Mr. Mansfield argues that Senator Obama is a person that these young, liberal evangelicals identify with because he shares their values. In order to make that argument, he had to address head-on the issue of Obama's true faith, as well as his church, both of which have been the subject of much controversy so far in this campaign. He deals with the issue by first dealing with one of the big unanswered questions of the campaign: why Obama chose to attend Trinity United Church of Christ whose pastor, Reverend Jeremiah Wright, has infamously made anti-American and hate-filled statements from the pulpit.
"I think Obama is very clear that he first went to church to get connected to a church not so much out of a spiritual search but because people he was working with in the South side of Chicago challenged him that he would be more successful if he had some connections to church, some connection to faith. But I think in time he was captured by the Gospel," said Mr. Mansfield.
It is that Christian faith, that Senator Obama would bring into his administration should he be elected this fall. He has already signalled an intention to continue the faith-based initiatives begun by President George W. Bush. But an Obama election could also provide the impetus for a major shift in American politics.
"Obama is a unique creature because he is so deeply Christian who intends to bring his faith to bear on public policy and is very much on the left," said Mr. Mansfield. "I think what is diminishing is a secular approach to politics and what's arising is a faith-based approach to politics and now I think we have the opportunity in this country for the great debate between a right-leaning, limited government, low taxes, anti-abortion type of faith-based politics and then the more left-leaning version of that on the other side."
Already his book has garnered criticisms in some corners for not being critical enough of Senator Obama. In fact, many on the right have openly expressed anger at Mr. Mansfield, who is conservative and pro-life, for painting what they believe is a too flattering portrait of the Democratic nominee. By contrast, the author says his intention was simply to be fair and objective in examining the Senator's faith.
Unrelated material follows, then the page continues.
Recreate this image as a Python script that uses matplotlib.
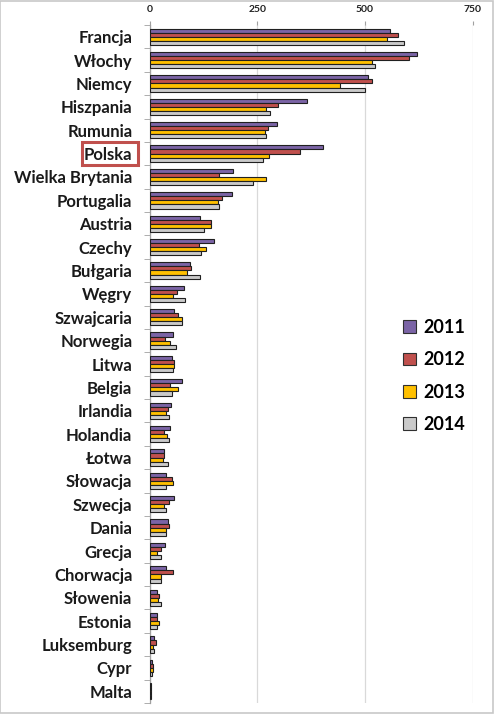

"As a Christian, I have written a book about another man's faith and I'm intrigued by his faith," said Mr. Mansfield. "I want to encourage his faith and I believe he is sincere about his faith. Now people who share my political vies are upset with me because I have written this book and basically what they are saying is 'you are too Christian, you should be more Republican than you are Christian'. What I have written is an honest, objective evaluation that celebrates Obama's faith to the extent it can be celebrated, questioned it where it had to be questioned and basically tries to explain it in terms of our times which is something we need, by the way, as we approach this election."
At the same time, Mr. Mansfield hopes that his approach in this book will serve as an example to politicians on how to deal with the pressing issues of our day that doesn't involve the bitter partisanship on both sides of the aisle that has become the norm in Washington.
"I have to say that one of my goals for this book besides just the content was to find the tone that I hope will be replicated a bit more in American politics," said Mr. Mansfield. "This vicious left/right fighting that is happening in America is paralyzing us. It is keeping up from accomplishing anything. And I have to say, as a Christian, it is ungodly. My hope was to write a book that would model a certain tone while communicating facts that people need to know."